If you ignore 95% of the population, you can show the ones you’re targeting 20x the number of ads for the same amount of money. Facebook, for example, makes $2 in revenue per user per month - with a $400,000 spend, you could double that for 100,000 people, thus completely dominating the sponsored content in their news feeds for an entire month. (The numbers are higher when you look at US users rather than global users, but still well within the reach of a national campaign budget.)

Now that we understand how the game is played, how do we protect ourselves?

  1. Just by understanding how propaganda works, it loses a great deal of its power over you. Step one complete! These tools are extremely powerful on a population level, when you can target millions of people and only have to succeed in (slightly) changing the behavior of a small percentage of them, but they’re not “mind control.”

  2. Understand that it’s not going away. Online ad networks might get better at policing illegal and/or unmarked political ads, but they’re basically designed to sell the attention of a specific set of users to someone with a very tailored message. When you turn on the TV, you’re seeing the same political ads as everyone else - it’s hard to imagine one candidate buying every single ad slot (and if they did, lots of people would notice). With social media, you’re seeing a set of ads unique to just you, and one candidate might have bought every single ad slot.

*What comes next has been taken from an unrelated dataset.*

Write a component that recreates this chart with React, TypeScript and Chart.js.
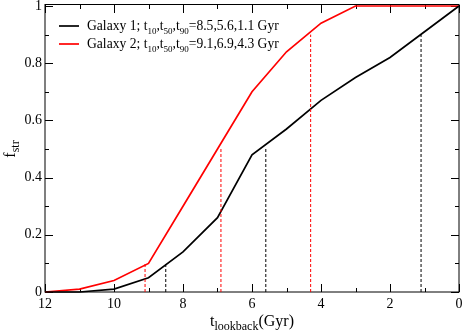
import React, { useEffect, useRef } from "react";
import { Chart, registerables } from "chart.js";

Chart.register(...registerables);

// ---- data ----
const lookbackTimes = [12, 11, 10, 9, 8, 7, 6, 5, 4, 3, 2, 1, 0];
const galaxy1 = [0, 0, 0.01, 0.05, 0.14, 0.26, 0.48, 0.57, 0.67, 0.75, 0.82, 0.91, 1.0];
const galaxy2 = [0, 0.01, 0.04, 0.10, 0.30, 0.50, 0.70, 0.84, 0.94, 1.0, 1.0, 1.0, 1.0];
const galaxy1Marks = [8.5, 5.6, 1.1];
const galaxy2Marks = [9.1, 6.9, 4.3];
const markLevels = [0.1, 0.5, 0.9];
const xTickLabels = [12, 10, 8, 6, 4, 2, 0];
const yTickLabels = [0, 0.2, 0.4, 0.6, 0.8, 1];
const legendNames = ["Galaxy 1", "Galaxy 2"];
const seriesColors = ["#000000", "#ff0000"];

const FONT = "'Liberation Serif', 'Times New Roman', serif";

function drawSubText(ctx: CanvasRenderingContext2D, parts: [string, boolean][], x: number, y: number, big: number, small: number, drop: number) {
  let cx = x;
  for (const [t, sub] of parts) {
    ctx.font = `${sub ? small : big}px ${FONT}`;
    ctx.fillText(t, cx, sub ? y + drop : y);
    cx += ctx.measureText(t).width;
  }
  return cx;
}

function measureSubText(ctx: CanvasRenderingContext2D, parts: [string, boolean][], big: number, small: number) {
  let w = 0;
  for (const [t, sub] of parts) {
    ctx.font = `${sub ? small : big}px ${FONT}`;
    w += ctx.measureText(t).width;
  }
  return w;
}

const decorPlugin = {
  id: "decor",
  beforeDatasetsDraw(chart: any) {
    const ctx: CanvasRenderingContext2D = chart.ctx;
    const { left, right, top, bottom } = chart.chartArea;
    const xs = chart.scales.x;
    const ys = chart.scales.y;
    ctx.save();
    ctx.strokeStyle = "#000";
    ctx.lineWidth = 1;
    // frame
    ctx.strokeRect(left, top - 1.5, right - left, bottom - top + 1.5);
    // x ticks
    for (let v = 0; v <= 12; v++) {
      const px = Math.round(xs.getPixelForValue(v)) + 0.5;
      const len = v % 2 === 0 ? 8 : 4;
      ctx.beginPath();
      ctx.moveTo(px, bottom);
      ctx.lineTo(px, bottom - len);
      ctx.moveTo(px, top - 1);
      ctx.lineTo(px, top - 1 + len);
      ctx.stroke();
    }
    for (let i = 0; i <= 10; i++) {
      const py = Math.round(ys.getPixelForValue(i / 10)) + 0.5;
      const len = i % 2 === 0 ? 8 : 4;
      ctx.beginPath();
      ctx.moveTo(left, py);
      ctx.lineTo(left + len, py);
      ctx.moveTo(right, py);
      ctx.lineTo(right - len, py);
      ctx.stroke();
    }
    ctx.restore();
  },
  afterDraw(chart: any) {
    const ctx: CanvasRenderingContext2D = chart.ctx;
    const { left, right, top, bottom } = chart.chartArea;
    ctx.save();
    ctx.fillStyle = "#000";
    ctx.textBaseline = "alphabetic";
    ctx.textAlign = "left";
    // legend
    const marksList = [galaxy1Marks, galaxy2Marks];
    for (let i = 0; i < 2; i++) {
      const y = 26 + i * 18;
      ctx.strokeStyle = seriesColors[i];
      ctx.lineWidth = 1.7;
      ctx.beginPath();
      ctx.moveTo(59, y);
      ctx.lineTo(79, y);
      ctx.stroke();
      const m = marksList[i];
      const parts: [string, boolean][] = [
        [legendNames[i] + "; t", false], ["10", true], [",t", false], ["50", true], [",t", false], ["90", true],
        [`=${m[0]},${m[1]},${m[2]} Gyr`, false],
      ];
      ctx.fillStyle = "#000";
      drawSubText(ctx, parts, 87, y + 4, 13.6, 9, 3.5);
    }
    // x title
    const xParts: [string, boolean][] = [["t", false], ["lookback", true], ["(Gyr)", false]];
    const xw = measureSubText(ctx, xParts, 16, 12);
    drawSubText(ctx, xParts, (left + right) / 2 - xw / 2, 326, 16, 12, 3.5);
    // y title
    const yParts: [string, boolean][] = [["f", false], ["str", true]];
    const yw = measureSubText(ctx, yParts, 16, 12);
    ctx.translate(15, (top + bottom) / 2);
    ctx.rotate(-Math.PI / 2);
    drawSubText(ctx, yParts, -yw / 2, 0, 16, 12, 3.5);
    ctx.restore();
  },
};

export default function App() {
  const ref = useRef<HTMLCanvasElement | null>(null);
  useEffect(() => {
    document.body.style.margin = "0";
    const canvas = ref.current;
    if (!canvas) return;
    const markSets = (marks: number[], color: string) =>
      marks.map((t, i) => ({
        data: [{ x: t, y: 0 }, { x: t, y: markLevels[i] }],
        borderColor: color,
        borderWidth: 1,
        borderDash: [3, 2],
        pointRadius: 0,
        fill: false,
      }));
    const chart = new Chart(canvas, {
      type: "line",
      data: {
        datasets: [
          ...markSets(galaxy1Marks, seriesColors[0]),
          ...markSets(galaxy2Marks, seriesColors[1]),
          {
            label: legendNames[0],
            data: lookbackTimes.map((t, i) => ({ x: t, y: galaxy1[i] })),
            borderColor: seriesColors[0],
            borderWidth: 1.7,
            pointRadius: 0,
            fill: false,
            tension: 0,
            clip: false,
          },
          {
            label: legendNames[1],
            data: lookbackTimes.map((t, i) => ({ x: t, y: galaxy2[i] })),
            borderColor: seriesColors[1],
            borderWidth: 1.7,
            pointRadius: 0,
            fill: false,
            tension: 0,
            clip: false,
          },
        ] as any,
      },
      options: {
        animation: false,
        responsive: false,
        events: [],
        layout: { padding: { left: 0, right: 4, top: 6, bottom: 0 } },
        plugins: { legend: { display: false }, tooltip: { enabled: false } },
        scales: {
          x: {
            type: "linear",
            min: 0,
            max: 12,
            reverse: true,
            grid: { display: false, drawTicks: false },
            border: { display: false },
            afterBuildTicks: (s: any) => { s.ticks = xTickLabels.map((v) => ({ value: v })); },
            afterFit: (s: any) => { s.height = 39; s.paddingLeft = 0; s.paddingRight = 0; },
            ticks: {
              padding: 4,
              color: "#000",
              font: { family: FONT, size: 14 },
              maxRotation: 0,
              callback: (v: any) => String(v),
            },
          },
          y: {
            type: "linear",
            min: 0,
            max: 1,
            grid: { display: false, drawTicks: false },
            border: { display: false },
            afterBuildTicks: (s: any) => { s.ticks = yTickLabels.map((v) => ({ value: v })); },
            afterFit: (s: any) => { s.width = 45; s.paddingTop = 0; s.paddingBottom = 0; },
            ticks: {
              padding: 3,
              color: "#000",
              font: { family: FONT, size: 14 },
              callback: (v: any) => String(Math.round(v * 10) / 10),
            },
          },
        },
      },
      plugins: [decorPlugin],
    } as any);
    return () => chart.destroy();
  }, []);
  return (
    <div style={{ width: 463, height: 331 }}>
      <canvas ref={ref} width={463} height={331} style={{ display: "block" }} />
    </div>
  );
}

  3. Don’t rely on social media as your main source of news. You might think you’re reading what your friends share with you, but you aren’t. You’re not really seeing “what Facebook wants you to see,” either - you’re seeing what an algorithm decides is going to generate the most ad revenue, and that algorithm is very easy to hijack. At least when you’re reading a newspaper, you know whose voice you’re hearing. If you don’t trust the nearest liberal rag, then pick up a conservative rag, as well.